My brother and his wife also showed other of my niece's favorite apps, including one that presented animals and the noises they made. Some were surprises (I really had no preconceptions about how rhinos sound), some were obvious glitches (the badger and beaver had the same sound file), and the most curious was the rabbit. Rabbits, to a first approximation, don't make noise; as bunny_hugger noted, their sounds are from being either in heat or in distress. Either way that's an odd thing to give kids to hear. (I've found some YouTube videos of what sound like the same noise, from a rabbit that was just eating, and so I suppose not very upset with its current state. Still, it's a sound that needs footnotes.) Still, my sister-in-law was particularly interested in this because of such things as the nightmares she's going to have from the sound of a koala (it evokes someone with a cold having swallowed a faulty chainsaw).
The app my niece locked onto and wouldn't get away from, however much her mother encouraged, was one in which various animals on a farm or underwater scene are shown as parts of a cut-out puzzle. One clicks and drags them into place, and when done, the app asks the kid to identify each animal by name. With each animal's click it makes an appropriate noise; for cows or roosters or horses that's pretty predictable, but the fox sounds perfectly distraught about being picked. And the underwater animals are a grab-bag of splooshy, bubbly noises that seem kind of loud for a snail.
They also showed a video from several years back, when my brother and his (then) fiancee went to a swim-with-the-dolphins event. My sister-in-law was really into hugging and feeding and petting the dolphin and even feeling the dolphin's teeth. My brother managed to technically speaking complete each of these operations, but his body language clearly expressed the thought, ``while I am being treated well the Liberation Army will not release me until all their demands are satisfied''. The dolphin splashed him a couple times for his terrified-out-of-his-mind spirit (though the other husband/boyfriends in the group were as bad, and as splashed). My sister-in-law wants to do a swim-with-the-sharks event. I suspect my niece is serving as brake on some of these ambitions.

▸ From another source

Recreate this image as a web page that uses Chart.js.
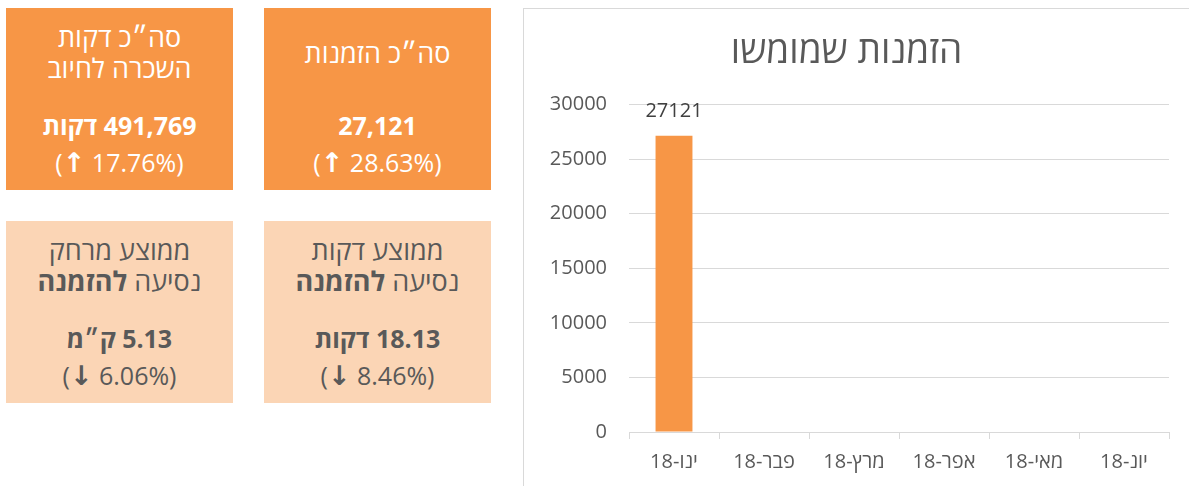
<!DOCTYPE html>
<html lang="he">
<head>
<meta charset="utf-8">
<script src="https://cdn.jsdelivr.net/npm/chart.js@4.4.1/dist/chart.umd.min.js"></script>
<style>
  html, body { margin:0; padding:0; width:1189px; height:486px; overflow:hidden; background:#fff; }
  body { position:relative; font-family:"Open Sans","Liberation Sans","DejaVu Sans",sans-serif; }
  .box { position:absolute; width:227px; height:182px; direction:rtl; }
  .dark { background:#F79646; color:#FFFFFF; }
  .light { background:#FBD5B5; color:#595959; }
  .ln { position:absolute; left:0; right:0; text-align:center; white-space:nowrap; line-height:30px; font-size:25px; }
  .t { font-size:27px; }
  .b { font-weight:bold; }
  .pct { direction:ltr; font-size:25px; }
  .arr { font-family:"DejaVu Sans",sans-serif; font-size:27px; font-weight:bold; }
  #wrap { position:absolute; left:523px; top:8px; width:700px; height:520px; border-left:1px solid #D9D9D9; border-top:1px solid #D9D9D9; }
  #c { position:absolute; left:0; top:0; }
</style>
</head>
<body>
<div id="boxes"></div>
<div id="wrap"><canvas id="c" width="677" height="490" style="direction:rtl"></canvas></div>
<script>
// ---- KPI data ----
const kpiTitles = [["סה״כ דקות", "השכרה לחיוב"], ["סה״כ הזמנות"], ["ממוצע מרחק", "נסיעה <b>להזמנה</b>"], ["ממוצע דקות", "נסיעה <b>להזמנה</b>"]];
const kpiValues = ["491,769 דקות", "27,121", "5.13 ק״מ", "18.13 דקות"];
const kpiArrows = ["↑", "↑", "↓", "↓"];
const kpiChanges = ["17.76%", "28.63%", "6.06%", "8.46%"];

// ---- Chart data ----
const chartTitle = "הזמנות שמומשו";
const months = ["ינו-18", "פבר-18", "מרץ-18", "אפר-18", "מאי-18", "יונ-18"];
const orders = [27121, null, null, null, null, null];
const yTicks = [0, 5000, 10000, 15000, 20000, 25000, 30000];

// ---- Build KPI boxes ----
const boxPos = [
  {left:6, top:8, cls:"dark"}, {left:264, top:8, cls:"dark"},
  {left:6, top:221, cls:"light"}, {left:264, top:221, cls:"light"}
];
const boxesEl = document.getElementById("boxes");
kpiTitles.forEach((t, i) => {
  const p = boxPos[i];
  const d = document.createElement("div");
  d.className = "box " + p.cls;
  d.style.left = p.left + "px"; d.style.top = p.top + "px";
  let html = "";
  if (t.length === 2) {
    html += `<div class="ln t" style="top:${29-15}px">${t[0]}</div>`;
    html += `<div class="ln t" style="top:${60-15}px">${t[1]}</div>`;
  } else {
    html += `<div class="ln t" style="top:${45-15}px">${t[0]}</div>`;
  }
  html += `<div class="ln b" style="top:${117-15}px">${kpiValues[i]}</div>`;
  html += `<div class="ln pct" style="top:${154-15}px">(<span class="arr">${kpiArrows[i]}</span> ${kpiChanges[i]})</div>`;
  d.innerHTML = html;
  boxesEl.appendChild(d);
});

// ---- Chart ----
const FONT = '"Open Sans","Liberation Sans",sans-serif';
const valueLabels = {
  id: "valueLabels",
  afterDatasetsDraw(chart) {
    const ctx = chart.ctx;
    const meta = chart.getDatasetMeta(0);
    ctx.save();
    ctx.font = '20px ' + FONT;
    ctx.fillStyle = "#404040";
    ctx.textAlign = "center";
    ctx.textBaseline = "middle";
    meta.data.forEach((el, i) => {
      const v = chart.data.datasets[0].data[i];
      if (v === null || v === undefined) return;
      ctx.fillText(String(v), el.x, el.y - 25);
    });
    ctx.restore();
  }
};

new Chart(document.getElementById("c"), {
  type: "bar",
  data: {
    labels: months,
    datasets: [{ data: orders, backgroundColor: "#F79646", borderWidth: 0, categoryPercentage: 1, barPercentage: 0.41 }]
  },
  options: {
    responsive: false,
    animation: false,
    devicePixelRatio: 1,
    layout: { padding: { left: 0, right: 32, top: 0, bottom: 0 } },
    plugins: {
      legend: { display: false },
      tooltip: { enabled: false },
      title: {
        display: true, text: chartTitle, color: "#595959",
        font: { family: FONT, size: 37, weight: "normal" },
        padding: { top: 21, bottom: 30 }
      }
    },
    scales: {
      x: {
        grid: { display: true, drawOnChartArea: false, drawTicks: true, tickLength: 7, color: "#D9D9D9", offset: true },
        border: { display: true, color: "#D9D9D9", width: 1 },
        ticks: { color: "#595959", font: { family: FONT, size: 20 }, padding: 11, maxRotation: 0 },
        afterFit(s) { s.height = 67; }
      },
      y: {
        min: 0, max: 30000,
        afterBuildTicks(s) { s.ticks = yTicks.map(v => ({ value: v })); },
        grid: { color: "#D9D9D9", lineWidth: 1, drawTicks: false },
        border: { display: false },
        ticks: { color: "#595959", font: { family: FONT, size: 20 }, padding: 22, callback: v => String(v) },
        afterFit(s) { s.width = 105; }
      }
    }
  },
  plugins: [valueLabels]
});
</script>
</body>
</html>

Trivia: The 1924 British Empire Exhibition drew over 27 million visitors to the 200-acre site and was so popular it had to be reopened in 1925; it nevertheless lost over £1.5 million even after a government subsidy of £2.2 million. Source: Empire: The Rise And Demise Of The British World Order And The Lessons For Global Power, Niall Ferguson.
Currently Reading: The Making Of The President: 1960, Theodore H White. (This is another Borders Book Sale/Book I Finally Ever Got Around To item.)